§ **WORK TO COMPLETE**
Reproduce the lines of the material exactly, excluding every image.

--- begin PROVIDED DATA ---

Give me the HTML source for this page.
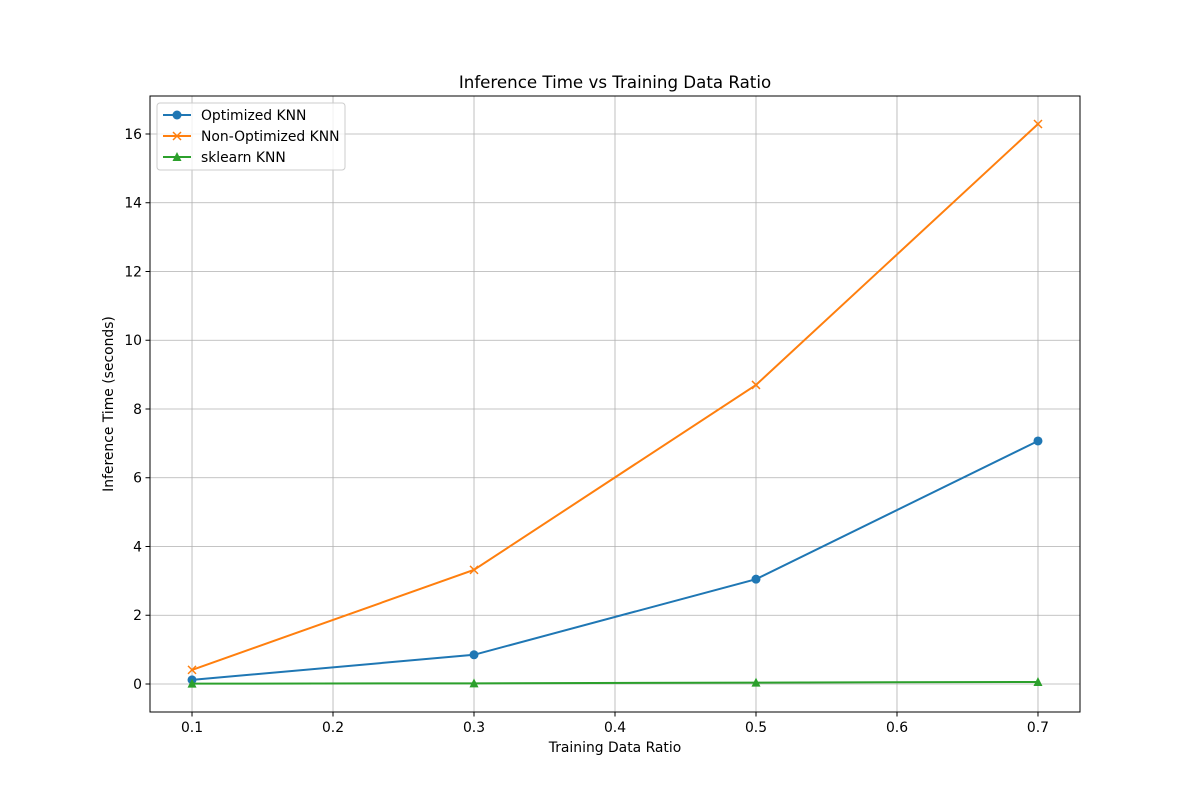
<!DOCTYPE html>
<html><head><meta charset="utf-8"><style>
body{margin:0;background:#fff;font-family:"Liberation Sans","DejaVu Sans",sans-serif;}
svg text{font-family:"DejaVu Sans","Liberation Sans",sans-serif;}
</style></head><body>
<svg id="chart" width="1200" height="800" xmlns="http://www.w3.org/2000/svg">
<rect width="1200" height="800" fill="#fff"/>
<g id="grid"></g>
<g id="series"></g>
<rect x="150" y="96" width="930" height="616" fill="none" stroke="#000" stroke-width="1"/>
<g id="ticks"></g>
<text x="615" y="88" text-anchor="middle" font-size="16.67">Inference Time vs Training Data Ratio</text>
<text x="615" y="752" text-anchor="middle" font-size="13.9">Training Data Ratio</text>
<text transform="translate(113,404) rotate(-90)" text-anchor="middle" font-size="13.9">Inference Time (seconds)</text>
<g id="legend"></g>
</svg>
<script>
const categories=[0.1,0.3,0.5,0.7];
const optimized=[0.12,0.85,3.05,7.07];
const nonOptimized=[0.41,3.32,8.70,16.29];
const sklearnVals=[0.01,0.02,0.04,0.06];
const xTicks=[0.1,0.2,0.3,0.4,0.5,0.6,0.7];
const yTicks=[0,2,4,6,8,10,12,14,16];
const seriesNames=["Optimized KNN","Non-Optimized KNN","sklearn KNN"];
const NS="http://www.w3.org/2000/svg";
const X0=150,X1=1080,Y0=712,Y1=96,xmin=0.0702,xmax=0.7298,ymin=-0.8145,ymax=17.105;
const sx=v=>X0+(v-xmin)/(xmax-xmin)*(X1-X0);
const sy=v=>Y0-(v-ymin)/(ymax-ymin)*(Y0-Y1);
function mk(t,a,p){const e=document.createElementNS(NS,t);for(const k in a)e.setAttribute(k,a[k]);p.appendChild(e);return e;}
const grid=document.getElementById('grid'),ticks=document.getElementById('ticks');
xTicks.forEach(v=>{const x=sx(v);
const g=mk('line',{x1:x,x2:x,y1:Y1,y2:Y0,stroke:'#b0b0b0','stroke-width':0.8},grid);

const t=mk('line',{x1:x,x2:x,y1:Y0,y2:Y0+4.5,stroke:'#000'},ticks);

const l=mk('text',{x:x,y:Y0+20,'text-anchor':'middle','font-size':13.9},ticks);l.textContent=v.toFixed(1);
});
yTicks.forEach(v=>{const y=sy(v);
const g=mk('line',{x1:X0,x2:X1,y1:y,y2:y,stroke:'#b0b0b0','stroke-width':0.8},grid);

const t=mk('line',{x1:X0-4.5,x2:X0,y1:y,y2:y,stroke:'#000'},ticks);

const l=mk('text',{x:X0-8,y:y+5,'text-anchor':'end','font-size':13.9},ticks);l.textContent=v;
});
const colors=['#1f77b4','#ff7f0e','#2ca02c'],markers=['o','x','^'];
function marker(m,x,y,c,p){let e;
if(m==='o')e=mk('circle',{cx:x,cy:y,r:4.5,fill:c},p);
else if(m==='x')e=mk('path',{d:`M${x-4},${y-4}L${x+4},${y+4}M${x-4},${y+4}L${x+4},${y-4}`,stroke:c,'stroke-width':1.5},p);
else e=mk('path',{d:`M${x},${y-5}L${x+4.5},${y+4}L${x-4.5},${y+4}Z`,fill:c},p);
return e;}
const sg=document.getElementById('series');
[optimized,nonOptimized,sklearnVals].forEach((d,i)=>{
const pts=d.map((v,j)=>sx(categories[j])+','+sy(v)).join(' ');
const pl=mk('polyline',{points:pts,fill:'none',stroke:colors[i],'stroke-width':2},sg);

d.forEach((v,j)=>{const m=marker(markers[i],sx(categories[j]),sy(v),colors[i],sg);
});});
const lg=document.getElementById('legend');
const box=mk('rect',{x:157,y:103,width:188,height:67,rx:3,fill:'#fff','fill-opacity':0.8,stroke:'#ccc'},lg);

seriesNames.forEach((n,i)=>{const y=115+i*21;
const l=mk('line',{x1:163,x2:191,y1:y,y2:y,stroke:colors[i],'stroke-width':2},lg);

const m=marker(markers[i],177,y,colors[i],lg);

const t=mk('text',{x:201,y:y+5,'font-size':13.9},lg);t.textContent=n;
});
</script>
</body></html>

--- end PROVIDED DATA ---

§ **WRITTEN ANSWER**
Give me the HTML source for this page.
<!DOCTYPE html>
<html><head><meta charset="utf-8"><style>
body{margin:0;background:#fff;font-family:"Liberation Sans","DejaVu Sans",sans-serif;}
svg text{font-family:"DejaVu Sans","Liberation Sans",sans-serif;}
</style></head><body>
<svg id="chart" width="1200" height="800" xmlns="http://www.w3.org/2000/svg">
<rect width="1200" height="800" fill="#fff"/>
<g id="grid"></g>
<g id="series"></g>
<rect x="150" y="96" width="930" height="616" fill="none" stroke="#000" stroke-width="1"/>
<g id="ticks"></g>
<text x="615" y="88" text-anchor="middle" font-size="16.67">Inference Time vs Training Data Ratio</text>
<text x="615" y="752" text-anchor="middle" font-size="13.9">Training Data Ratio</text>
<text transform="translate(113,404) rotate(-90)" text-anchor="middle" font-size="13.9">Inference Time (seconds)</text>
<g id="legend"></g>
</svg>
<script>
const categories=[0.1,0.3,0.5,0.7];
const optimized=[0.12,0.85,3.05,7.07];
const nonOptimized=[0.41,3.32,8.70,16.29];
const sklearnVals=[0.01,0.02,0.04,0.06];
const xTicks=[0.1,0.2,0.3,0.4,0.5,0.6,0.7];
const yTicks=[0,2,4,6,8,10,12,14,16];
const seriesNames=["Optimized KNN","Non-Optimized KNN","sklearn KNN"];
const NS="http://www.w3.org/2000/svg";
const X0=150,X1=1080,Y0=712,Y1=96,xmin=0.0702,xmax=0.7298,ymin=-0.8145,ymax=17.105;
const sx=v=>X0+(v-xmin)/(xmax-xmin)*(X1-X0);
const sy=v=>Y0-(v-ymin)/(ymax-ymin)*(Y0-Y1);
function mk(t,a,p){const e=document.createElementNS(NS,t);for(const k in a)e.setAttribute(k,a[k]);p.appendChild(e);return e;}
const grid=document.getElementById('grid'),ticks=document.getElementById('ticks');
xTicks.forEach(v=>{const x=sx(v);
const g=mk('line',{x1:x,x2:x,y1:Y1,y2:Y0,stroke:'#b0b0b0','stroke-width':0.8},grid);

const t=mk('line',{x1:x,x2:x,y1:Y0,y2:Y0+4.5,stroke:'#000'},ticks);

const l=mk('text',{x:x,y:Y0+20,'text-anchor':'middle','font-size':13.9},ticks);l.textContent=v.toFixed(1);
});
yTicks.forEach(v=>{const y=sy(v);
const g=mk('line',{x1:X0,x2:X1,y1:y,y2:y,stroke:'#b0b0b0','stroke-width':0.8},grid);

const t=mk('line',{x1:X0-4.5,x2:X0,y1:y,y2:y,stroke:'#000'},ticks);

const l=mk('text',{x:X0-8,y:y+5,'text-anchor':'end','font-size':13.9},ticks);l.textContent=v;
});
const colors=['#1f77b4','#ff7f0e','#2ca02c'],markers=['o','x','^'];
function marker(m,x,y,c,p){let e;
if(m==='o')e=mk('circle',{cx:x,cy:y,r:4.5,fill:c},p);
else if(m==='x')e=mk('path',{d:`M${x-4},${y-4}L${x+4},${y+4}M${x-4},${y+4}L${x+4},${y-4}`,stroke:c,'stroke-width':1.5},p);
else e=mk('path',{d:`M${x},${y-5}L${x+4.5},${y+4}L${x-4.5},${y+4}Z`,fill:c},p);
return e;}
const sg=document.getElementById('series');
[optimized,nonOptimized,sklearnVals].forEach((d,i)=>{
const pts=d.map((v,j)=>sx(categories[j])+','+sy(v)).join(' ');
const pl=mk('polyline',{points:pts,fill:'none',stroke:colors[i],'stroke-width':2},sg);

d.forEach((v,j)=>{const m=marker(markers[i],sx(categories[j]),sy(v),colors[i],sg);
});});
const lg=document.getElementById('legend');
const box=mk('rect',{x:157,y:103,width:188,height:67,rx:3,fill:'#fff','fill-opacity':0.8,stroke:'#ccc'},lg);

seriesNames.forEach((n,i)=>{const y=115+i*21;
const l=mk('line',{x1:163,x2:191,y1:y,y2:y,stroke:colors[i],'stroke-width':2},lg);

const m=marker(markers[i],177,y,colors[i],lg);

const t=mk('text',{x:201,y:y+5,'font-size':13.9},lg);t.textContent=n;
});
</script>
</body></html>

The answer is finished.